● WHAT YOU ARE ASKED TO DO:
Reproduce the listing word for word, leaving every picture behind.

● RECORDED DATA:
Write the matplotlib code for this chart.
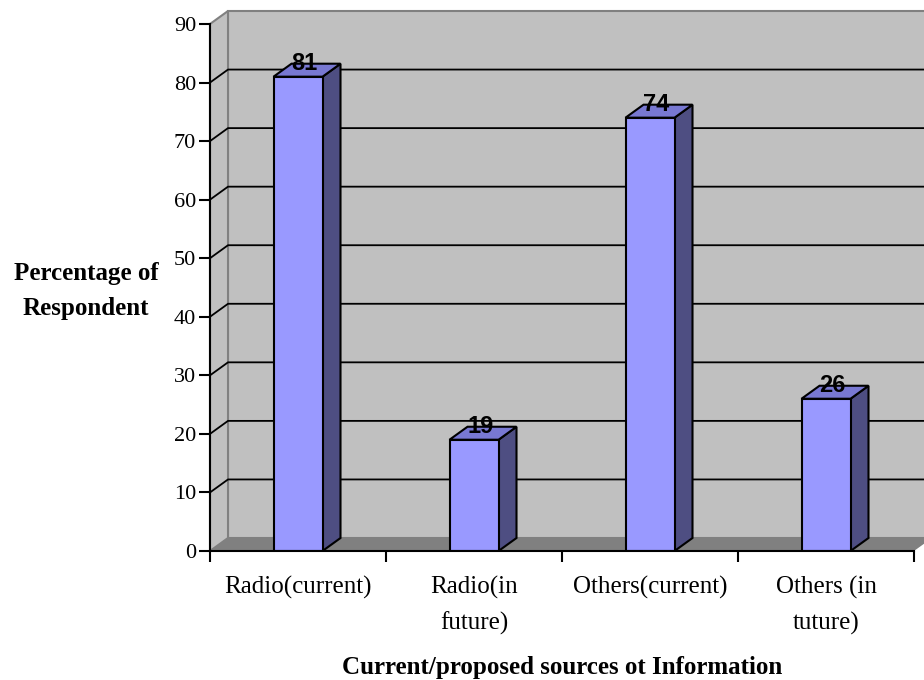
import matplotlib.pyplot as plt
from matplotlib.patches import Polygon

# Dados do gráfico
categorias = ["Radio(current)", "Radio(in\nfuture)", "Others(current)", "Others (in\ntuture)"]
valores = [81, 19, 74, 26]
ticks_y = list(range(0, 100, 10))

cor_frente = "#9999FF"
cor_lado = "#4E4E82"
cor_topo = "#7878D2"
cor_parede = "#C0C0C0"
cor_piso = "#808080"

fig = plt.figure(figsize=(9.24, 6.8), dpi=100)
ax = fig.add_axes([210 / 924, 129 / 680, 704 / 924, 527 / 680])
ax.set_facecolor("none")
ax.set_xlim(0, len(categorias))
ax.set_ylim(0, 90)

# deslocamento 3D (profundidade) em unidades de dados
dx = 18 / 176
dy = 13 / (527 / 90)
n = len(categorias)
ymax = ticks_y[-1]

# parede de fundo, parede lateral e piso
ax.add_patch(Polygon([(dx, dy), (n + dx, dy), (n + dx, ymax + dy), (dx, ymax + dy)],
                     closed=True, facecolor=cor_parede, edgecolor=cor_piso, lw=1.5, clip_on=False, zorder=0))
ax.add_patch(Polygon([(0, 0), (dx, dy), (dx, ymax + dy), (0, ymax)],
                     closed=True, facecolor=cor_parede, edgecolor=cor_piso, lw=1.5, clip_on=False, zorder=0))
ax.add_patch(Polygon([(0, 0), (n, 0), (n + dx, dy), (dx, dy)],
                     closed=True, facecolor=cor_piso, edgecolor="none", clip_on=False, zorder=0.5))

# linhas de grade
for v in ticks_y[1:-1]:
    ax.plot([0, dx, n + dx], [v, v + dy, v + dy], color="black", lw=1.3, clip_on=False, zorder=1)

# barras
largura = 49 / 176
xs = [i + 0.5 for i in range(n)]
barras = ax.bar(xs, valores, width=largura, color=cor_frente, edgecolor="black", lw=1.5, zorder=3)
for b, v in zip(barras, valores):
    xl = b.get_x()
    xr = xl + b.get_width()
    ax.add_patch(Polygon([(xr, 0), (xr + dx, dy), (xr + dx, v + dy), (xr, v)], closed=True,
                         facecolor=cor_lado, edgecolor="black", lw=1.5, zorder=2.5, clip_on=False))
    ax.add_patch(Polygon([(xl, v), (xr, v), (xr + dx, v + dy), (xl + dx, v + dy)], closed=True,
                         facecolor=cor_topo, edgecolor="black", lw=1.5, zorder=2.5, clip_on=False))
    ax.text(xl + largura / 2 + dx * 0.35, v + dy, str(v), ha="center", va="center",
            fontsize=17, fontweight="bold", family="Liberation Sans", zorder=5)

# eixos
for s in ["top", "right"]:
    ax.spines[s].set_visible(False)
ax.spines["left"].set_linewidth(1.5)
ax.spines["bottom"].set_linewidth(1.5)
ax.spines["left"].set_zorder(4)
ax.spines["bottom"].set_zorder(4)

ax.set_yticks(ticks_y)
ax.set_yticklabels([str(t) for t in ticks_y], fontsize=16, family="Liberation Serif")
ax.tick_params(axis="y", length=8, width=1.5, pad=2)

ax.set_xticks(range(n + 1))
ax.set_xticklabels([""] * (n + 1))
ax.tick_params(axis="x", which="major", length=8, width=1.5)
ax.set_xticks(xs, minor=True)
ax.set_xticklabels(categorias, minor=True, fontsize=18, family="Liberation Serif", linespacing=1.7)
ax.tick_params(axis="x", which="minor", length=0, pad=18)

ax.set_xlabel("Current/proposed sources ot Information", fontsize=18, fontweight="bold",
              family="Liberation Serif", labelpad=15)
fig.text(86 / 924, 1 - 291 / 680, "Percentage of\nRespondent", ha="center", va="center",
         fontsize=18, fontweight="bold", family="Liberation Serif", linespacing=1.7)

fig.savefig("out.png", dpi=100)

● RESULT OF THIS TASK:
Write the matplotlib code for this chart.
import matplotlib.pyplot as plt
from matplotlib.patches import Polygon

# Dados do gráfico
categorias = ["Radio(current)", "Radio(in\nfuture)", "Others(current)", "Others (in\ntuture)"]
valores = [81, 19, 74, 26]
ticks_y = list(range(0, 100, 10))

cor_frente = "#9999FF"
cor_lado = "#4E4E82"
cor_topo = "#7878D2"
cor_parede = "#C0C0C0"
cor_piso = "#808080"

fig = plt.figure(figsize=(9.24, 6.8), dpi=100)
ax = fig.add_axes([210 / 924, 129 / 680, 704 / 924, 527 / 680])
ax.set_facecolor("none")
ax.set_xlim(0, len(categorias))
ax.set_ylim(0, 90)

# deslocamento 3D (profundidade) em unidades de dados
dx = 18 / 176
dy = 13 / (527 / 90)
n = len(categorias)
ymax = ticks_y[-1]

# parede de fundo, parede lateral e piso
ax.add_patch(Polygon([(dx, dy), (n + dx, dy), (n + dx, ymax + dy), (dx, ymax + dy)],
                     closed=True, facecolor=cor_parede, edgecolor=cor_piso, lw=1.5, clip_on=False, zorder=0))
ax.add_patch(Polygon([(0, 0), (dx, dy), (dx, ymax + dy), (0, ymax)],
                     closed=True, facecolor=cor_parede, edgecolor=cor_piso, lw=1.5, clip_on=False, zorder=0))
ax.add_patch(Polygon([(0, 0), (n, 0), (n + dx, dy), (dx, dy)],
                     closed=True, facecolor=cor_piso, edgecolor="none", clip_on=False, zorder=0.5))

# linhas de grade
for v in ticks_y[1:-1]:
    ax.plot([0, dx, n + dx], [v, v + dy, v + dy], color="black", lw=1.3, clip_on=False, zorder=1)

# barras
largura = 49 / 176
xs = [i + 0.5 for i in range(n)]
barras = ax.bar(xs, valores, width=largura, color=cor_frente, edgecolor="black", lw=1.5, zorder=3)
for b, v in zip(barras, valores):
    xl = b.get_x()
    xr = xl + b.get_width()
    ax.add_patch(Polygon([(xr, 0), (xr + dx, dy), (xr + dx, v + dy), (xr, v)], closed=True,
                         facecolor=cor_lado, edgecolor="black", lw=1.5, zorder=2.5, clip_on=False))
    ax.add_patch(Polygon([(xl, v), (xr, v), (xr + dx, v + dy), (xl + dx, v + dy)], closed=True,
                         facecolor=cor_topo, edgecolor="black", lw=1.5, zorder=2.5, clip_on=False))
    ax.text(xl + largura / 2 + dx * 0.35, v + dy, str(v), ha="center", va="center",
            fontsize=17, fontweight="bold", family="Liberation Sans", zorder=5)

# eixos
for s in ["top", "right"]:
    ax.spines[s].set_visible(False)
ax.spines["left"].set_linewidth(1.5)
ax.spines["bottom"].set_linewidth(1.5)
ax.spines["left"].set_zorder(4)
ax.spines["bottom"].set_zorder(4)

ax.set_yticks(ticks_y)
ax.set_yticklabels([str(t) for t in ticks_y], fontsize=16, family="Liberation Serif")
ax.tick_params(axis="y", length=8, width=1.5, pad=2)

ax.set_xticks(range(n + 1))
ax.set_xticklabels([""] * (n + 1))
ax.tick_params(axis="x", which="major", length=8, width=1.5)
ax.set_xticks(xs, minor=True)
ax.set_xticklabels(categorias, minor=True, fontsize=18, family="Liberation Serif", linespacing=1.7)
ax.tick_params(axis="x", which="minor", length=0, pad=18)

ax.set_xlabel("Current/proposed sources ot Information", fontsize=18, fontweight="bold",
              family="Liberation Serif", labelpad=15)
fig.text(86 / 924, 1 - 291 / 680, "Percentage of\nRespondent", ha="center", va="center",
         fontsize=18, fontweight="bold", family="Liberation Serif", linespacing=1.7)

fig.savefig("out.png", dpi=100)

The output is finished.